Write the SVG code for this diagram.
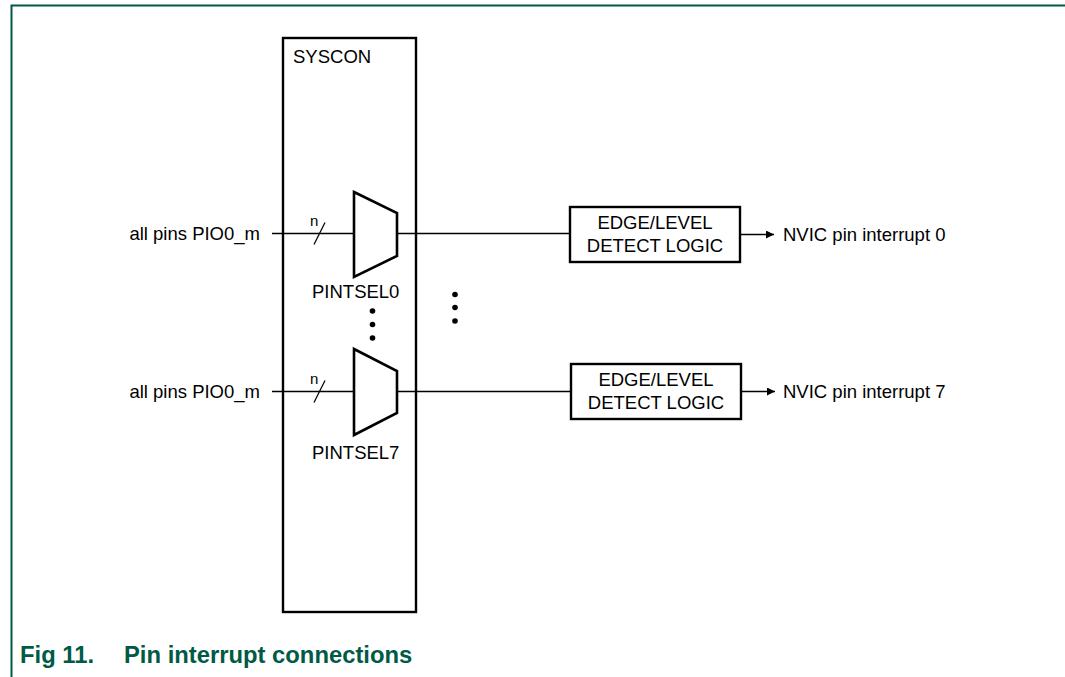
<svg xmlns="http://www.w3.org/2000/svg" width="1065" height="677" viewBox="0 0 1065 677">
<defs>
<style>
.t{font-family:"Liberation Sans",Arial,sans-serif;font-size:18.5px;fill:#000}
.c{text-anchor:middle}
.n{font-size:15px}
.ln{stroke:#000;stroke-width:1.3;fill:none}
.bx{stroke:#000;stroke-width:2.4;fill:#fff}
.mux{stroke:#000;stroke-width:2.6;fill:#fff;stroke-linejoin:miter}
.dot{fill:#000}
.cap{font-family:"Liberation Sans",Arial,sans-serif;font-size:23.8px;font-weight:bold;fill:#005A46}
</style>
<marker id="ah" viewBox="0 0 10 10" refX="10" refY="5" markerWidth="9" markerHeight="8" markerUnits="userSpaceOnUse" orient="auto">
<path d="M0,0 L10,5 L0,10 z" fill="#000"/>
</marker>
</defs>
<rect width="1065" height="677" fill="#fff"/>
<path d="M11.5,677 V5.5 H1065" stroke="#005A46" stroke-width="2" fill="none"/>

<g id="syscon">
<rect class="bx" x="283" y="38" width="133" height="574"/>
<text class="t" x="293" y="63">SYSCON</text>
</g>

<g id="connectors">
<line class="ln" x1="272" y1="233.5" x2="354" y2="233.5"/>
<line class="ln" x1="314" y1="244.5" x2="325" y2="222.5"/>
<line class="ln" x1="397" y1="233.5" x2="570" y2="233.5"/>
<line class="ln" x1="740" y1="234.5" x2="774" y2="234.5" marker-end="url(#ah)"/>
<line class="ln" x1="272" y1="391.5" x2="354" y2="391.5"/>
<line class="ln" x1="314" y1="402.5" x2="325" y2="380.5"/>
<line class="ln" x1="397" y1="391.5" x2="571" y2="391.5"/>
<line class="ln" x1="741" y1="391.5" x2="775" y2="391.5" marker-end="url(#ah)"/>
</g>

<g id="in0">
<text class="t" x="260" y="240" text-anchor="end">all pins PIO0_m</text>
<text class="t n" x="310" y="226">n</text>
</g>
<g id="in7">
<text class="t" x="260" y="398" text-anchor="end">all pins PIO0_m</text>
<text class="t n" x="310" y="384">n</text>
</g>

<g id="pintsel0">
<polygon class="mux" points="354,192 397,213 397,256 354,277"/>
<text class="t" x="312" y="298">PINTSEL0</text>
</g>
<g id="pintsel7">
<polygon class="mux" points="354,349 397,371 397,413 354,435"/>
<text class="t" x="312" y="459">PINTSEL7</text>
</g>

<g id="dots">
<circle class="dot" cx="372.5" cy="311" r="2.8"/>
<circle class="dot" cx="372.5" cy="324.5" r="2.8"/>
<circle class="dot" cx="372.5" cy="338" r="2.8"/>
<circle class="dot" cx="455" cy="294.5" r="2.8"/>
<circle class="dot" cx="455" cy="307.5" r="2.8"/>
<circle class="dot" cx="455" cy="321" r="2.8"/>
</g>

<g id="detect0">
<rect class="bx" x="570" y="207" width="170" height="55"/>
<text class="t c" x="655" y="229">EDGE/LEVEL</text>
<text class="t c" x="655" y="252">DETECT LOGIC</text>
</g>
<g id="detect7">
<rect class="bx" x="571" y="364" width="170" height="55"/>
<text class="t c" x="656" y="386">EDGE/LEVEL</text>
<text class="t c" x="656" y="409">DETECT LOGIC</text>
</g>

<g id="out0">
<text class="t" x="783" y="241">NVIC pin interrupt 0</text>
</g>
<g id="out7">
<text class="t" x="783" y="398">NVIC pin interrupt 7</text>
</g>

<g id="caption">
<text class="cap" x="20" y="663">Fig 11.</text>
<text class="cap" x="124" y="663">Pin interrupt connections</text>
</g>
</svg>
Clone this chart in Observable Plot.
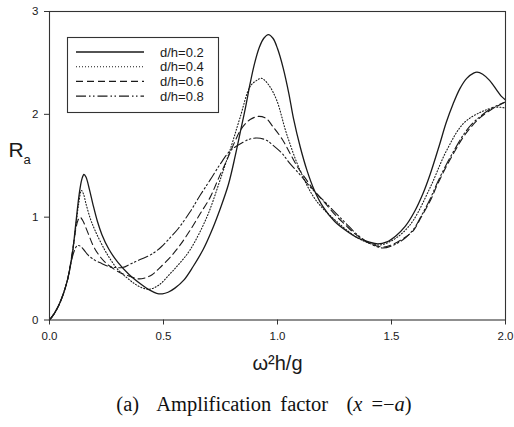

· · · ·

Description of the task: Each line above is to be copied verbatim. Drop any image from the copy.

Result:
Write the SVG code for this diagram.
<svg xmlns="http://www.w3.org/2000/svg" width="1065" height="677" viewBox="0 0 1065 677">
<defs>
<style>
.t{font-family:"Liberation Sans",Arial,sans-serif;font-size:18.5px;fill:#000}
.c{text-anchor:middle}
.n{font-size:15px}
.ln{stroke:#000;stroke-width:1.3;fill:none}
.bx{stroke:#000;stroke-width:2.4;fill:#fff}
.mux{stroke:#000;stroke-width:2.6;fill:#fff;stroke-linejoin:miter}
.dot{fill:#000}
.cap{font-family:"Liberation Sans",Arial,sans-serif;font-size:23.8px;font-weight:bold;fill:#005A46}
</style>
<marker id="ah" viewBox="0 0 10 10" refX="10" refY="5" markerWidth="9" markerHeight="8" markerUnits="userSpaceOnUse" orient="auto">
<path d="M0,0 L10,5 L0,10 z" fill="#000"/>
</marker>
</defs>
<rect width="1065" height="677" fill="#fff"/>
<path d="M11.5,677 V5.5 H1065" stroke="#005A46" stroke-width="2" fill="none"/>

<g id="syscon">
<rect class="bx" x="283" y="38" width="133" height="574"/>
<text class="t" x="293" y="63">SYSCON</text>
</g>

<g id="connectors">
<line class="ln" x1="272" y1="233.5" x2="354" y2="233.5"/>
<line class="ln" x1="314" y1="244.5" x2="325" y2="222.5"/>
<line class="ln" x1="397" y1="233.5" x2="570" y2="233.5"/>
<line class="ln" x1="740" y1="234.5" x2="774" y2="234.5" marker-end="url(#ah)"/>
<line class="ln" x1="272" y1="391.5" x2="354" y2="391.5"/>
<line class="ln" x1="314" y1="402.5" x2="325" y2="380.5"/>
<line class="ln" x1="397" y1="391.5" x2="571" y2="391.5"/>
<line class="ln" x1="741" y1="391.5" x2="775" y2="391.5" marker-end="url(#ah)"/>
</g>

<g id="in0">
<text class="t" x="260" y="240" text-anchor="end">all pins PIO0_m</text>
<text class="t n" x="310" y="226">n</text>
</g>
<g id="in7">
<text class="t" x="260" y="398" text-anchor="end">all pins PIO0_m</text>
<text class="t n" x="310" y="384">n</text>
</g>

<g id="pintsel0">
<polygon class="mux" points="354,192 397,213 397,256 354,277"/>
<text class="t" x="312" y="298">PINTSEL0</text>
</g>
<g id="pintsel7">
<polygon class="mux" points="354,349 397,371 397,413 354,435"/>
<text class="t" x="312" y="459">PINTSEL7</text>
</g>

<g id="dots">
<circle class="dot" cx="372.5" cy="311" r="2.8"/>
<circle class="dot" cx="372.5" cy="324.5" r="2.8"/>
<circle class="dot" cx="372.5" cy="338" r="2.8"/>
<circle class="dot" cx="455" cy="294.5" r="2.8"/>
<circle class="dot" cx="455" cy="307.5" r="2.8"/>
<circle class="dot" cx="455" cy="321" r="2.8"/>
</g>

<g id="detect0">
<rect class="bx" x="570" y="207" width="170" height="55"/>
<text class="t c" x="655" y="229">EDGE/LEVEL</text>
<text class="t c" x="655" y="252">DETECT LOGIC</text>
</g>
<g id="detect7">
<rect class="bx" x="571" y="364" width="170" height="55"/>
<text class="t c" x="656" y="386">EDGE/LEVEL</text>
<text class="t c" x="656" y="409">DETECT LOGIC</text>
</g>

<g id="out0">
<text class="t" x="783" y="241">NVIC pin interrupt 0</text>
</g>
<g id="out7">
<text class="t" x="783" y="398">NVIC pin interrupt 7</text>
</g>

<g id="caption">
<text class="cap" x="20" y="663">Fig 11.</text>
<text class="cap" x="124" y="663">Pin interrupt connections</text>
</g>
</svg>
Clone this chart in Observable Plot.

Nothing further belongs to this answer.